In one passage, the book’s narrator explains the image Stålenhag offers on the following page: “The mountainsides were patterned with large slabs of snow, and the road was bordered by heaps of snow so dirty they were hard to distinguish from the gravel,” she says. “Somewhere far away I glimpsed a huge smiling face—an advertisement that winked into and out of view and disappeared behind the trees.” That smiling face was on the side of a spherical building owned by Sentre, the company who’d created those headsets and the virtual reality where so many wished to inhabit instead of their IRL doldrum. Stålenhag’s illustration is like a mix between a Bob Ross painting and a Star Wars proof of concept, the Sentre installation seeming both in and out of place amid its frozen surroundings.

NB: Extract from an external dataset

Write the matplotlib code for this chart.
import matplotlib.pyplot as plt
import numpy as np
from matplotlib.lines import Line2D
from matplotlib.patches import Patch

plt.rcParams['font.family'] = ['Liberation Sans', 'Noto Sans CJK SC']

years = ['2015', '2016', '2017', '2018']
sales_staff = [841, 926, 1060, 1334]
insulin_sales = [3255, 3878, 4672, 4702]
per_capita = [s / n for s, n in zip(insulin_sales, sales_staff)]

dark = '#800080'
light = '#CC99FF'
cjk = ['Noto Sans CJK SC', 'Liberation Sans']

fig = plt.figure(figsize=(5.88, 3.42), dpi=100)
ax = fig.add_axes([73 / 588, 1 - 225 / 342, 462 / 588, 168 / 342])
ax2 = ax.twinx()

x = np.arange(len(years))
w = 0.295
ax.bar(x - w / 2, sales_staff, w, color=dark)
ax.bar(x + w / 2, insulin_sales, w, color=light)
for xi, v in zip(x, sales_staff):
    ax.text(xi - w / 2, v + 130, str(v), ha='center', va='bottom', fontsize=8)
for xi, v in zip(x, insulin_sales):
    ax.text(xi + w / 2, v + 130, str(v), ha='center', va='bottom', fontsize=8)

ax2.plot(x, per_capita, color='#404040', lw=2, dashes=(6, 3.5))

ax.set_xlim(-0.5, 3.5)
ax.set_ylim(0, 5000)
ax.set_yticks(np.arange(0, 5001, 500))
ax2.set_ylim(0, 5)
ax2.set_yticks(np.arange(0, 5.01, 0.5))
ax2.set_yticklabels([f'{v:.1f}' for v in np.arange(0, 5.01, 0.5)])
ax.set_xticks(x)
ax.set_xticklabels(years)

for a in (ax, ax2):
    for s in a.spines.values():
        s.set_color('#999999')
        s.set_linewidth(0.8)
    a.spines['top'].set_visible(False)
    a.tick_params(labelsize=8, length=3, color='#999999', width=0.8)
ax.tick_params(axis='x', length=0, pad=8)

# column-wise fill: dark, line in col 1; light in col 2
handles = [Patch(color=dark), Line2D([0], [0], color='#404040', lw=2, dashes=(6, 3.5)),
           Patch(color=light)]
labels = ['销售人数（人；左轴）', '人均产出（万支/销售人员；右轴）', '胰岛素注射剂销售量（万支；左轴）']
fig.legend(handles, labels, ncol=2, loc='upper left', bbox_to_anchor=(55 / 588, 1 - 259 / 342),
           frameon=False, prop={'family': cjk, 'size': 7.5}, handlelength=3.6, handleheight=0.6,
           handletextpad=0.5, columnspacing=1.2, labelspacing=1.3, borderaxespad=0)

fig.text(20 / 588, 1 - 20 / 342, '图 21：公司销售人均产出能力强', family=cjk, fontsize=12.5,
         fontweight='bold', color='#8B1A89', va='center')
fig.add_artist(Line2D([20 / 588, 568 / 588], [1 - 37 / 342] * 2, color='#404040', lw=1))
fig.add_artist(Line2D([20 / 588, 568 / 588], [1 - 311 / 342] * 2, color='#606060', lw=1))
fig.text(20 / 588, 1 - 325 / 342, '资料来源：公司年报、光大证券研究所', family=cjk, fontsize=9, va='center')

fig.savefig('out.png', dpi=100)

But it’s what follows which really captures the tenor of Stålenhag’s creation: “Someone should really heave those installations from their foundations and let them roll down the mountains into the suburbs, where they could crush whatever was left of all the gardens, houses, and responsible mothers and fathers and their SUVs and finally lay themselves calmly to rest in the abandoned city centers as memorials to humankind.” That’s a bleak sentiment, one which is echoed throughout The Electric State.
On the page, there is no push toward a neat resolution nor a redemptive one. There is no war to be fought (let alone won). There is no villain to be vanquished (let alone identified). The evils that lurk at the edges of Stålenhag’s frames are insidious, yes. But they’re structural. They’re represented by abandoned buildings and eerie installations, by neon advertisements and decommissioned drones. You get none of that in the Netflix film that carries that same title. The Russo brothers have no use for barren landscapes.
Quite the contrary. On the big screen (depending on how big your TV screen is), the Russos have created a muddled and crowded world. The still melancholy of Stålenhag’s illustrations has been scribbled and layered over with zany characters that all feel borrowed or Xeroxed from other, better films. Even when the filmmakers linger on shots that hope to mirror Stålenhag’s quietly devastating tableaus, the cacophony of their narrative and dialogue alike drowns out any emotion you’d wring out of them. Early in the film, Michelle stops her car in front of the Battle Of Fort Hull Rest Area (where giant robots and drones now litter the landscape). Yet the more she interacts with her brother/the Cosmo robot, the more the scene is drowned out by Alan Silvestri’s stridently romantic score and Alan Tudyk’s comic catchphrases as Cosmo, which are deployed as easy punchlines while the scene hammers its expository dialogue over and over again. Stålenhag tells readers little, the Russos act as if we needed CliffsNotes for a movie we’re still in the process of watching.
Therein lies what’s most disheartening about The Electric State. There’s a gorgeous kernel of a concept underneath everything the Russo brothers throw at this story. But Stålenhag’s words and images are reduced to “IP-to-be-developed” gray matter; ironic considering how much his illustrated novel is about the brain rot that comes from losing oneself in the world that tech oligarchs have created for those needing to escape the real life world. So why develop this source material if only to entirely betray its aesthetic and sensibility? When you only have a hammer, everything looks like a nail. When you only imagine movies (or “content”) as quippy, family-friendly slop where things go “boom” in between nostalgia-driven set pieces, you can only ever make one kind of forgettable dreck—one that handily and giddily abandons Stålenhag’s artistry.